>> BEGIN

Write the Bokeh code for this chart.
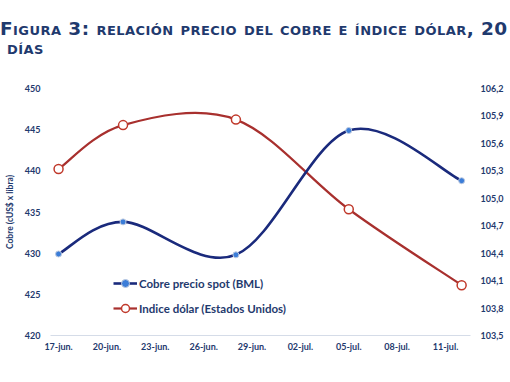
import numpy as np
import pandas as pd
from bokeh.plotting import figure
from bokeh.layouts import column
from bokeh.models import (Range1d, LinearAxis, FixedTicker, Legend, LegendItem,
                          CustomJSTickFormatter, Div)
from bokeh.embed import file_html
from bokeh.resources import INLINE

# ---- data ----
dates = ["2013-06-17", "2013-06-21", "2013-06-28", "2013-07-05", "2013-07-12"]
cobre = [429.9, 433.8, 429.8, 444.9, 438.8]          # cUS$ x libra (left axis)
dolar = [105.32, 105.80, 105.86, 104.88, 104.05]     # índice dólar (right axis)
x_tick_labels = ["17-jun.", "20-jun.", "23-jun.", "26-jun.", "29-jun.",
                 "02-jul.", "05-jul.", "08-jul.", "11-jul."]
left_ticks = [420, 425, 430, 435, 440, 445, 450]
right_ticks = [103.5, 103.8, 104.1, 104.4, 104.7, 105.0, 105.3, 105.6, 105.9, 106.2]
title_line1 = "Figura 3: relación precio del cobre e índice dólar, 20"
title_line2 = "días"

start = pd.Timestamp(dates[0])
xd = [(pd.Timestamp(d) - start).days for d in dates]
x_ticks = [3 * i for i in range(len(x_tick_labels))]

NAVY = "#1F3A6E"
FONT = "Lato"

W = 510
TH = 60            # title strip height
H = 382 - TH       # main chart height
BL, BR, BT, BB = 50, 40, 28, 47


def smooth_segments(xs, ys):
    """Excel-like smoothed line: cubic Bezier control points (Catmull-Rom)."""
    xs = np.asarray(xs, float)
    ys = np.asarray(ys, float)
    n = len(xs)
    px = np.concatenate([[xs[0]], xs, [xs[-1]]])
    py = np.concatenate([[ys[0]], ys, [ys[-1]]])
    i = np.arange(n - 1)
    return dict(
        x0=px[i + 1], y0=py[i + 1], x1=px[i + 2], y1=py[i + 2],
        cx0=px[i + 1] + (px[i + 2] - px[i]) / 6, cy0=py[i + 1] + (py[i + 2] - py[i]) / 6,
        cx1=px[i + 2] - (px[i + 3] - px[i + 1]) / 6, cy1=py[i + 2] - (py[i + 3] - py[i + 1]) / 6,
    )


# ---------------- title (small caps) ----------------
title_html = (
    f'<div style="font-family:\'DejaVu Sans\'; font-weight:bold; font-variant:small-caps; '
    f'font-size:18.5px; letter-spacing:0.45px; line-height:19px; color:{NAVY}; '
    f'white-space:nowrap; padding-top:19px; margin:0;">'
    f'{title_line1}<br>&nbsp;{title_line2}</div>'
)
title = Div(text=title_html, width=W, height=TH, margin=0)

# ---------------- main chart ----------------
p = figure(width=W, height=H, output_backend="svg", toolbar_location=None,
           x_range=Range1d(-0.5, 25.55), y_range=Range1d(420, 450),
           min_border_left=BL, min_border_right=BR, min_border_top=BT, min_border_bottom=BB)
p.outline_line_color = None
p.xgrid.visible = False
p.ygrid.visible = False
p.background_fill_color = "white"
p.border_fill_color = "white"

p.extra_y_ranges = {"usd": Range1d(103.5, 106.2)}

# x axis
p.xaxis.ticker = FixedTicker(ticks=x_ticks)
p.xaxis.major_label_overrides = {t_: l for t_, l in zip(x_ticks, x_tick_labels)}
p.xaxis.axis_line_color = "#D5DCE8"
p.xaxis.axis_line_width = 1
p.xaxis.major_tick_line_color = None
p.xaxis.minor_tick_line_color = None
p.xaxis.major_tick_out = 0
p.xaxis.major_tick_in = 0
p.xaxis.minor_tick_out = 0
p.xaxis.major_label_standoff = 5
p.xaxis.major_label_text_font = FONT
p.xaxis.major_label_text_font_style = "bold"
p.xaxis.major_label_text_font_size = "9px"
p.xaxis.major_label_text_color = NAVY

# left axis
p.yaxis.ticker = FixedTicker(ticks=left_ticks)
p.yaxis.axis_line_color = None
p.yaxis.major_tick_line_color = None
p.yaxis.minor_tick_line_color = None
p.yaxis.major_tick_out = 0
p.yaxis.major_tick_in = 0
p.yaxis.minor_tick_out = 0
p.yaxis.major_label_standoff = 10
p.yaxis.major_label_text_font = FONT
p.yaxis.major_label_text_font_style = "bold"
p.yaxis.major_label_text_font_size = "9px"
p.yaxis.major_label_text_color = NAVY
p.yaxis.axis_label = "Cobre (cUS$ x libra)"
p.yaxis.axis_label_standoff = 7
p.yaxis.axis_label_text_font = FONT
p.yaxis.axis_label_text_font_style = "bold"
p.yaxis.axis_label_text_font_size = "8.5px"
p.yaxis.axis_label_text_color = NAVY

# right axis
ax_r = LinearAxis(y_range_name="usd", ticker=FixedTicker(ticks=right_ticks),
                  formatter=CustomJSTickFormatter(code="return tick.toFixed(1).replace('.', ',')"))
ax_r.axis_line_color = None
ax_r.major_tick_line_color = None
ax_r.minor_tick_line_color = None
ax_r.major_tick_out = 0
ax_r.major_tick_in = 0
ax_r.minor_tick_out = 0
ax_r.major_label_standoff = 10
ax_r.major_label_text_font = FONT
ax_r.major_label_text_font_style = "bold"
ax_r.major_label_text_font_size = "9px"
ax_r.major_label_text_color = NAVY
p.add_layout(ax_r, "right")

# series
seg_c = smooth_segments(xd, cobre)
seg_d = smooth_segments(xd, dolar)

line_d = p.bezier(source=seg_d, x0="x0", y0="y0", x1="x1", y1="y1",
                  cx0="cx0", cy0="cy0", cx1="cx1", cy1="cy1",
                  line_color="#A8302E", line_width=2.2, y_range_name="usd")
line_c = p.bezier(source=seg_c, x0="x0", y0="y0", x1="x1", y1="y1",
                  cx0="cx0", cy0="cy0", cx1="cx1", cy1="cy1",
                  line_color="#1A2A7C", line_width=2.6)
pts_d = p.scatter(xd, dolar, marker="circle", size=9, fill_color="white",
                  line_color="#C0392B", line_width=1.5, y_range_name="usd")
pts_c = p.scatter(xd, cobre, marker="circle", size=6, fill_color="#3B7DD8",
                  line_color="#BFCBE0", line_width=1)

legend = Legend(items=[LegendItem(label="Cobre precio spot (BML)", renderers=[line_c, pts_c]),
                       LegendItem(label="Indice dólar (Estados Unidos)", renderers=[line_d, pts_d])],
                location=(63, 17), orientation="vertical")
legend.padding = 0
legend.margin = 0
legend.spacing = 5
legend.glyph_width = 24
legend.glyph_height = 20
legend.label_height = 20
legend.label_standoff = 2
legend.border_line_color = None
legend.background_fill_alpha = 0
legend.label_text_font = FONT
legend.label_text_font_style = "bold"
legend.label_text_font_size = "11.5px"
legend.label_text_color = NAVY
p.add_layout(legend, "center")

layout = column(title, p, spacing=0)
open("out.html", "w").write(file_html(layout, INLINE))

>> END

• **Task goal**
Return only the lines from the start of the data through the line that contains "BL, BR, BT, BB = 50, 40, 28, 47", please, copying them exactly and omitting all pictures.

• **Reply**
Write the Bokeh code for this chart.
import numpy as np
import pandas as pd
from bokeh.plotting import figure
from bokeh.layouts import column
from bokeh.models import (Range1d, LinearAxis, FixedTicker, Legend, LegendItem,
                          CustomJSTickFormatter, Div)
from bokeh.embed import file_html
from bokeh.resources import INLINE

# ---- data ----
dates = ["2013-06-17", "2013-06-21", "2013-06-28", "2013-07-05", "2013-07-12"]
cobre = [429.9, 433.8, 429.8, 444.9, 438.8]          # cUS$ x libra (left axis)
dolar = [105.32, 105.80, 105.86, 104.88, 104.05]     # índice dólar (right axis)
x_tick_labels = ["17-jun.", "20-jun.", "23-jun.", "26-jun.", "29-jun.",
                 "02-jul.", "05-jul.", "08-jul.", "11-jul."]
left_ticks = [420, 425, 430, 435, 440, 445, 450]
right_ticks = [103.5, 103.8, 104.1, 104.4, 104.7, 105.0, 105.3, 105.6, 105.9, 106.2]
title_line1 = "Figura 3: relación precio del cobre e índice dólar, 20"
title_line2 = "días"

start = pd.Timestamp(dates[0])
xd = [(pd.Timestamp(d) - start).days for d in dates]
x_ticks = [3 * i for i in range(len(x_tick_labels))]

NAVY = "#1F3A6E"
FONT = "Lato"

W = 510
TH = 60            # title strip height
H = 382 - TH       # main chart height
BL, BR, BT, BB = 50, 40, 28, 47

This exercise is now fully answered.